Negara Lain (Common Law): Pertarungan Argumen di Hadapan Juri (Adversarial)

Berbeda dengan Indonesia, negara-negara Common Law menerapkan sistem adversarial (Anglo-Saxon). Ini adalah sistem yang sering kita lihat di film-film Hollywood:

  1. Peran Hakim sebagai Wasit: Hakim bertindak sebagai "wasit" yang memastikan prosedur hukum dipatuhi, sementara jaksa penuntut dan pengacara pembela saling berhadapan untuk menyajikan argumen dan bukti terbaik mereka.
  2. Keberadaan Juri: Ini adalah perbedaan paling mencolok. Juri, yang terdiri dari warga sipil, bertanggung jawab memutuskan fakta dan menentukan bersalah atau tidaknya terdakwa. Hakim kemudian menjatuhkan hukuman berdasarkan putusan juri.
  3. Fokus Bukti Lisan & Cross-Examination: Proses sangat mengandalkan bukti lisan, pemeriksaan silang (cross-examination) saksi, dan retorika argumen.
  4. Plea Bargaining Umum: Tawar-menawar pengakuan sangat umum. Terdakwa bisa mengakui kesalahan atas tuduhan yang lebih ringan untuk menghindari persidangan penuh dan hukuman yang lebih berat.

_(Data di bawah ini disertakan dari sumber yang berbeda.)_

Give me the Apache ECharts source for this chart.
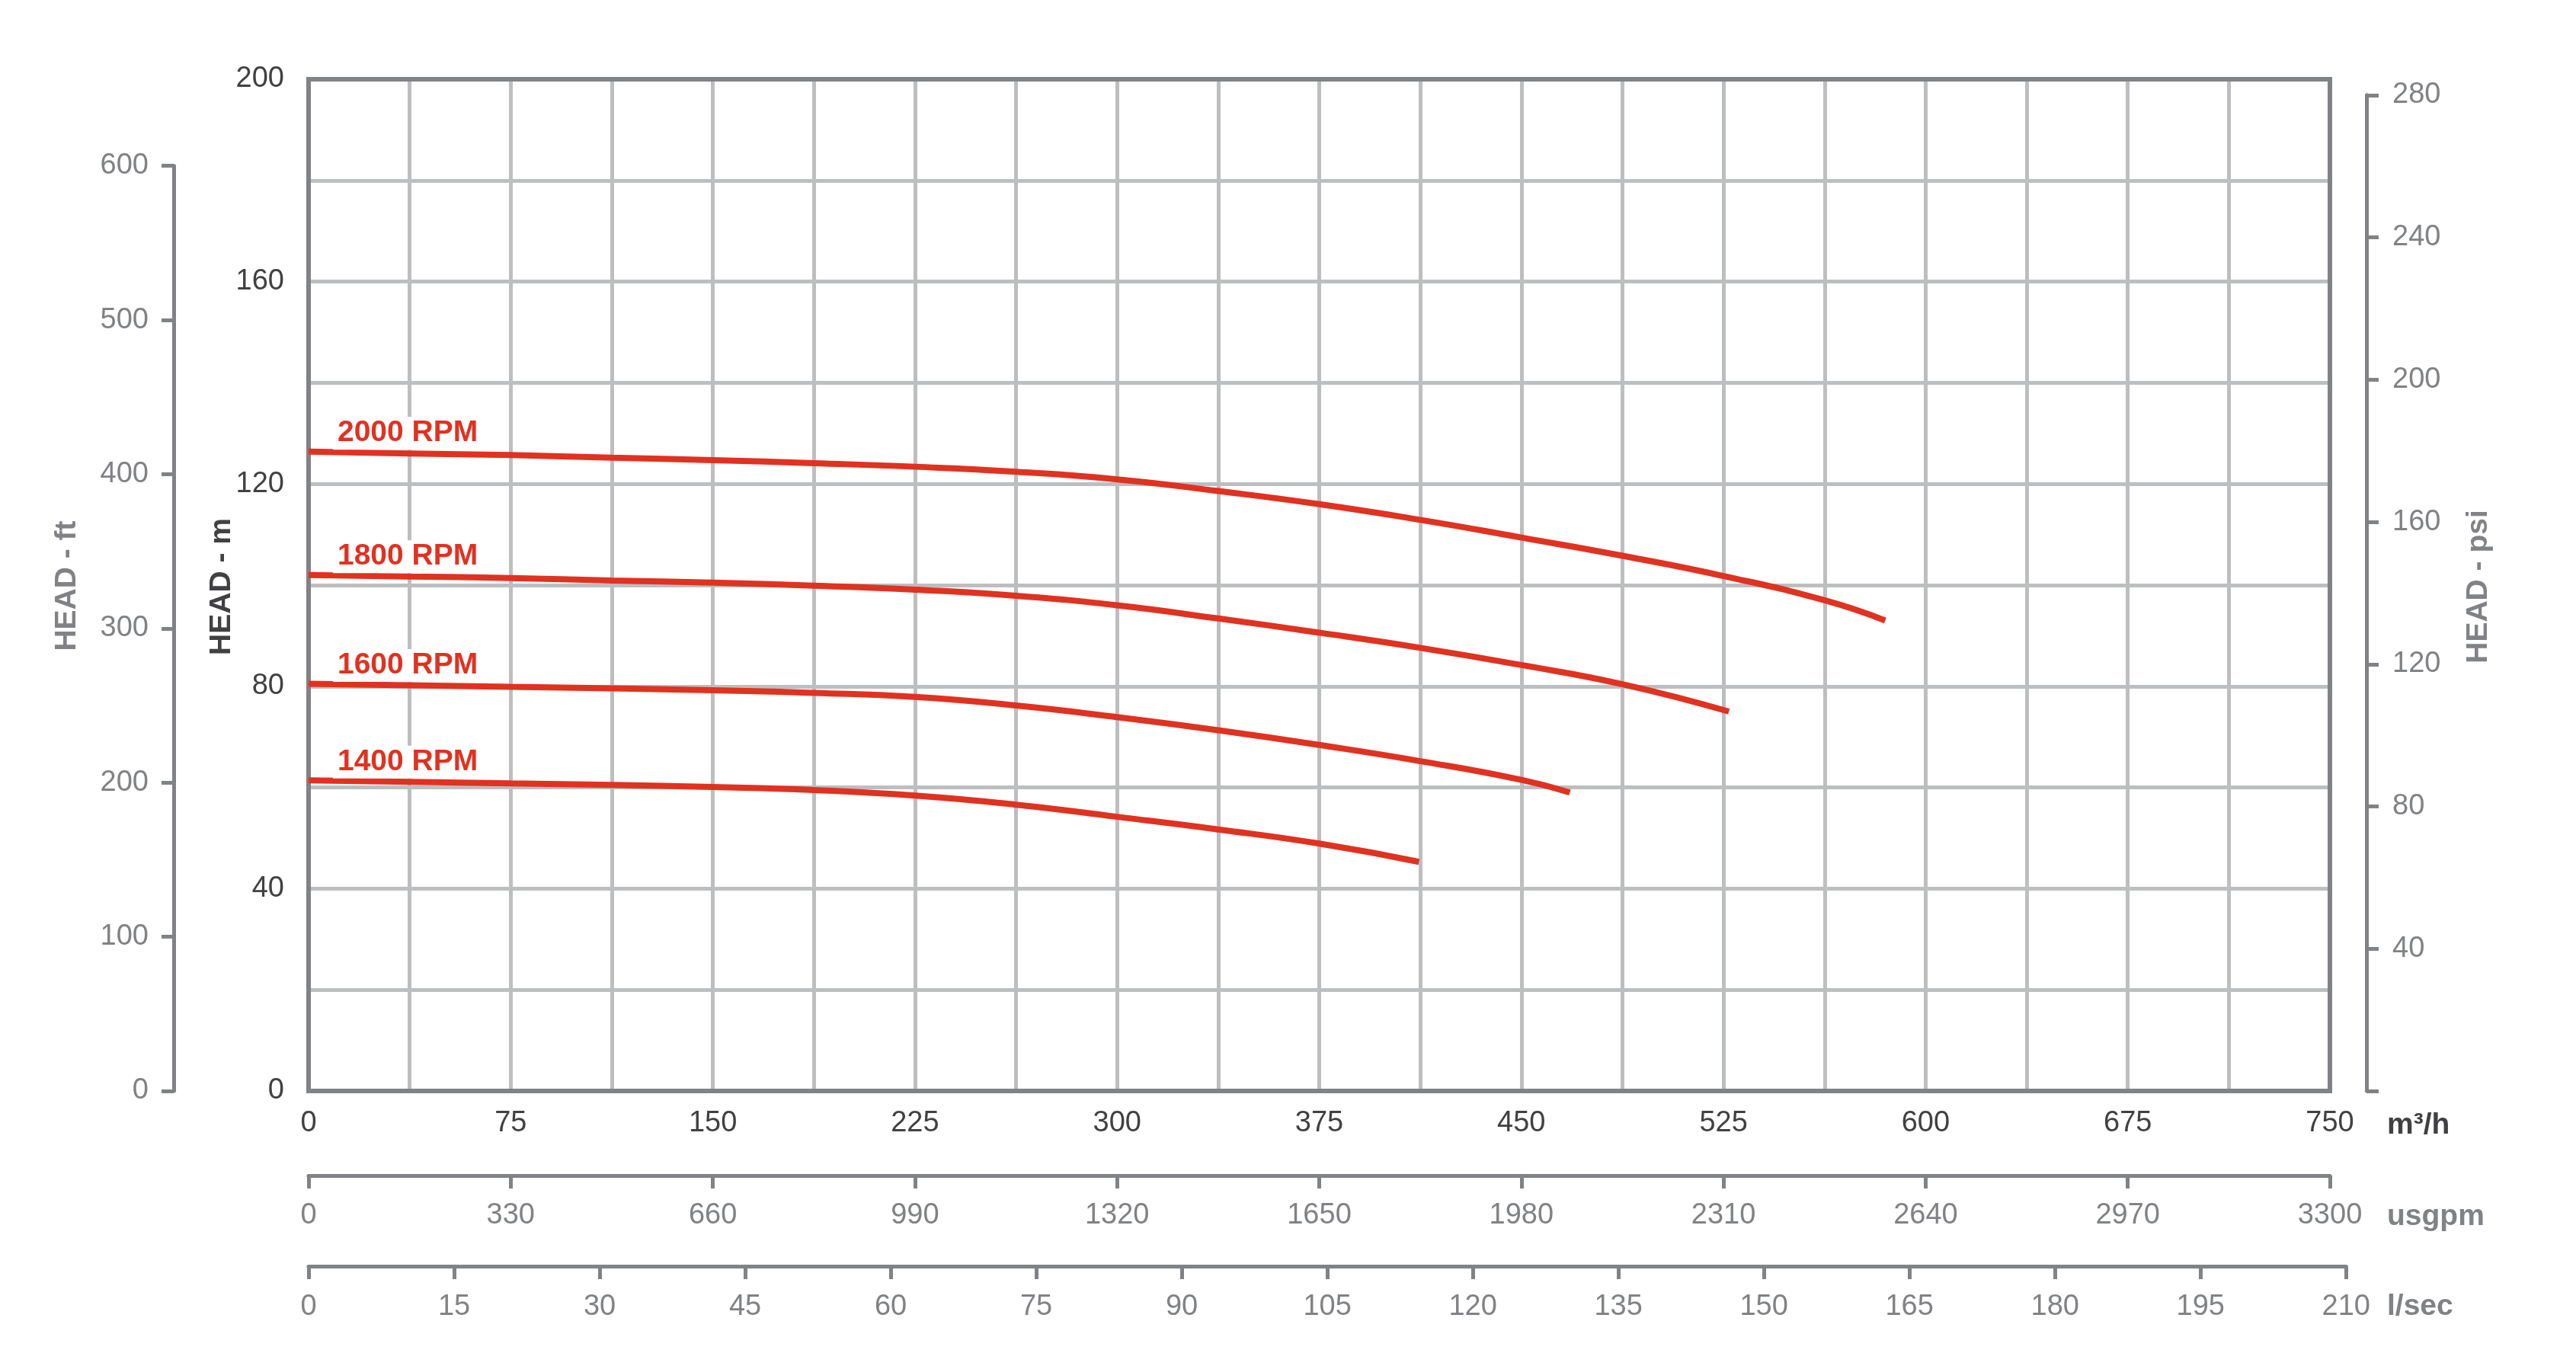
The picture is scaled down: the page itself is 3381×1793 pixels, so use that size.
<!DOCTYPE html>
<html>
<head>
<meta charset="utf-8">
<script src="https://cdn.jsdelivr.net/npm/echarts@6/dist/echarts.min.js"></script>
<style>
html,body{margin:0;padding:0;background:#fff;}
#chart{width:3381px;height:1793px;}
</style>
</head>
<body>
<div id="chart"></div>
<script>
// ---- data (flow in m³/h, head in m) ----
const speeds = ['2000 RPM', '1800 RPM', '1600 RPM', '1400 RPM'];
const flow2000 = [0, 37.5, 75, 112.5, 150, 187.5, 225, 262.5, 300, 337.5, 375, 412.5, 450, 487.5, 525, 562.5, 585];
const head2000 = [126.4, 126.0, 125.7, 125.2, 124.7, 124.1, 123.4, 122.4, 120.9, 118.6, 116.0, 112.9, 109.4, 105.8, 101.8, 97.0, 93.0];
const flow1800 = [0, 37.5, 75, 112.5, 150, 187.5, 225, 262.5, 300, 337.5, 375, 412.5, 450, 487.5, 527];
const head1800 = [102.0, 101.7, 101.4, 100.9, 100.5, 99.9, 99.1, 97.9, 96.0, 93.4, 90.6, 87.6, 84.2, 80.4, 75.0];
const flow1600 = [0, 37.5, 75, 112.5, 150, 187.5, 225, 262.5, 300, 337.5, 375, 412.5, 450, 468];
const head1600 = [80.5, 80.2, 79.9, 79.6, 79.2, 78.7, 77.9, 76.2, 73.9, 71.3, 68.4, 65.2, 61.5, 59.0];
const flow1400 = [0, 37.5, 75, 112.5, 150, 187.5, 225, 262.5, 300, 337.5, 375, 412];
const head1400 = [61.4, 61.1, 60.8, 60.5, 60.1, 59.5, 58.4, 56.6, 54.2, 51.7, 48.9, 45.3];

// axis ranges / tick steps
const flowMax = 750, flowStep = 37.5, flowLabelStep = 75;
const headMax = 200, headStep = 20, headLabelStep = 40;
const ftMax = 600, ftStep = 100;
const psiMax = 280, psiStep = 40;
const gpmMax = 3300, gpmStep = 330;
const lsMax = 210, lsStep = 15;
const axisTitles = { ft: 'HEAD - ft', m: 'HEAD - m', psi: 'HEAD - psi', q: 'm³/h', gpm: 'usgpm', ls: 'l/sec' };

// ---- layout ----
const W = 3381, H = 1793;
const pL = 405, pR = 3058, pT = 104, pB = 1432;
const pxPerM = (pB - pT) / headMax;
const ftTop = pB - ftMax * 0.3048 * pxPerM;
const psiTop = pB - psiMax * 0.703070 * pxPerM;
const lsRight = pL + (lsMax * 3.6) / flowMax * (pR - pL);

const DARK = '#414042', GREY = '#808285', GRIDC = '#bcbec0', RED = '#e03221';
const FONT = '"Liberation Sans", Arial, Helvetica, sans-serif';

function mk(fl, hd) { return fl.map((q, i) => [q, hd[i]]); }
const curves = [mk(flow2000, head2000), mk(flow1800, head1800), mk(flow1600, head1600), mk(flow1400, head1400)];

const series = curves.map((pts, k) => ({
  type: 'line',
  name: speeds[k],
  xAxisIndex: 0, yAxisIndex: 0,
  smooth: 0.5,
  symbol: 'circle',
  symbolSize: 0.1,
  showSymbol: true,
  showAllSymbol: true,
  lineStyle: { color: RED, width: 8, cap: 'butt' },
  itemStyle: { color: RED },
  z: 5,
  silent: true,
  data: pts.map((p, i) => i === 0 ? {
    value: p,
    label: {
      show: true,
      formatter: speeds[k],
      position: [32, -24],
      align: 'left',
      verticalAlign: 'middle',
      color: RED,
      fontFamily: FONT,
      fontWeight: 'bold',
      fontSize: 39,
      backgroundColor: '#ffffff',
      padding: [2, 6, 2, 6]
    }
  } : { value: p, label: { show: false } })
}));

const chart = echarts.init(document.getElementById('chart'), null, { renderer: 'canvas', width: W, height: H });

const titleStyle = (txt, color) => ({ text: txt, fill: color, font: 'bold 39px ' + FONT, textAlign: 'center', textVerticalAlign: 'middle' });

const hiddenAxis = (gi) => ({ gridIndex: gi, type: 'value', show: false, min: 0, max: 1,
  axisLine: { show: false }, axisTick: { show: false }, axisLabel: { show: false }, splitLine: { show: false } });

const plain = v => String(v);

chart.setOption({
  backgroundColor: '#ffffff',
  animation: false,
  grid: [
    { left: pL, top: pT, width: pR - pL, height: pB - pT, show: true, borderColor: GREY, borderWidth: 6, backgroundColor: 'transparent', z: 3 },
    { left: 228, top: ftTop, width: 1, height: pB - ftTop },
    { left: 3106, top: psiTop, width: 1, height: pB - psiTop },
    { left: pL, top: 1542, width: pR - pL, height: 1 },
    { left: pL, top: 1661, width: lsRight - pL, height: 1 }
  ],
  xAxis: [
    { gridIndex: 0, type: 'value', min: 0, max: flowMax, interval: flowStep,
      axisLine: { show: false }, axisTick: { show: false },
      splitLine: { show: true, showMinLine: false, showMaxLine: false, lineStyle: { color: GRIDC, width: 5 } },
      axisLabel: { margin: 24, color: DARK, fontSize: 38, fontFamily: FONT,
        formatter: v => (Math.abs(v / flowLabelStep - Math.round(v / flowLabelStep)) < 1e-6) ? String(v) : '' } },
    hiddenAxis(1),
    hiddenAxis(2),
    { gridIndex: 3, type: 'value', min: 0, max: gpmMax, interval: gpmStep, position: 'bottom',
      axisLine: { show: true, lineStyle: { color: GREY, width: 5 } },
      axisTick: { show: true, length: 17, lineStyle: { color: GREY, width: 5 } },
      splitLine: { show: false },
      axisLabel: { margin: 34, color: GREY, fontSize: 38, fontFamily: FONT, formatter: plain } },
    { gridIndex: 4, type: 'value', min: 0, max: lsMax, interval: lsStep, position: 'bottom',
      axisLine: { show: true, lineStyle: { color: GREY, width: 5 } },
      axisTick: { show: true, length: 17, lineStyle: { color: GREY, width: 5 } },
      splitLine: { show: false },
      axisLabel: { margin: 35, color: GREY, fontSize: 38, fontFamily: FONT, formatter: plain } }
  ],
  yAxis: [
    { gridIndex: 0, type: 'value', min: 0, max: headMax, interval: headStep,
      axisLine: { show: false }, axisTick: { show: false },
      splitLine: { show: true, showMinLine: false, showMaxLine: false, lineStyle: { color: GRIDC, width: 5 } },
      axisLabel: { margin: 32, color: DARK, fontSize: 38, fontFamily: FONT,
        formatter: v => (v % headLabelStep === 0) ? String(v) : '' } },
    { gridIndex: 1, type: 'value', min: 0, max: ftMax, interval: ftStep, position: 'left',
      axisLine: { show: true, lineStyle: { color: GREY, width: 5 } },
      axisTick: { show: true, length: 16, lineStyle: { color: GREY, width: 5 } },
      splitLine: { show: false },
      axisLabel: { margin: 33, color: GREY, fontSize: 38, fontFamily: FONT, formatter: plain } },
    { gridIndex: 2, type: 'value', min: 0, max: psiMax, interval: psiStep, position: 'right',
      axisLine: { show: true, lineStyle: { color: GREY, width: 5 } },
      axisTick: { show: true, length: 16, lineStyle: { color: GREY, width: 5 } },
      splitLine: { show: false },
      axisLabel: { margin: 33, color: GREY, fontSize: 38, fontFamily: FONT,
        formatter: v => v === 0 ? '' : String(v) } },
    hiddenAxis(3),
    hiddenAxis(4)
  ],
  graphic: [
    { type: 'text', x: 88, y: 769, rotation: Math.PI / 2, style: titleStyle(axisTitles.ft, GREY) },
    { type: 'text', x: 291, y: 770, rotation: Math.PI / 2, style: titleStyle(axisTitles.m, DARK) },
    { type: 'text', x: 3253, y: 770, rotation: Math.PI / 2, style: titleStyle(axisTitles.psi, GREY) },
    { type: 'text', x: 3133, y: 1477, style: Object.assign(titleStyle(axisTitles.q, DARK), { textAlign: 'left' }) },
    { type: 'text', x: 3133, y: 1597, style: Object.assign(titleStyle(axisTitles.gpm, GREY), { textAlign: 'left' }) },
    { type: 'text', x: 3133, y: 1715, style: Object.assign(titleStyle(axisTitles.ls, GREY), { textAlign: 'left' }) }
  ],
  series: series
});
</script>
</body>
</html>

Perbedaan Kunci yang Mencolok:

  • Juri vs. Tanpa Juri: Common Law sangat bergantung pada juri; Indonesia tidak.
  • Basis Hukum: Common Law sangat bergantung pada preseden (putusan pengadilan sebelumnya); Indonesia berpegang pada kodifikasi.
  • Tawar-Menawar Pengakuan: Sangat lazim di Common Law; jarang dan tidak formal di Indonesia.
  • Peran Hakim: Wasit di Common Law; lebih aktif mencari kebenaran di Indonesia.

Persamaan Mendasar:

Meskipun berbeda dalam pendekatannya, kedua sistem memiliki prinsip universal yang sama: praduga tak bersalah, hak untuk didampingi pengacara, dan proses hukum yang adil (due process). Tujuannya tetap satu: menegakkan keadilan, menjaga ketertiban, dan menghukum pelaku kejahatan.

Kesimpulan:

Perbandingan ini menunjukkan bahwa tidak ada satu sistem peradilan pidana yang "terbaik". Setiap sistem berkembang sesuai sejarah, budaya, dan filosofi hukum bangsanya. Memahami perbedaannya membantu kita mengapresiasi kompleksitas dan kekayaan cara manusia berjuang mewujudkan keadilan di dunia.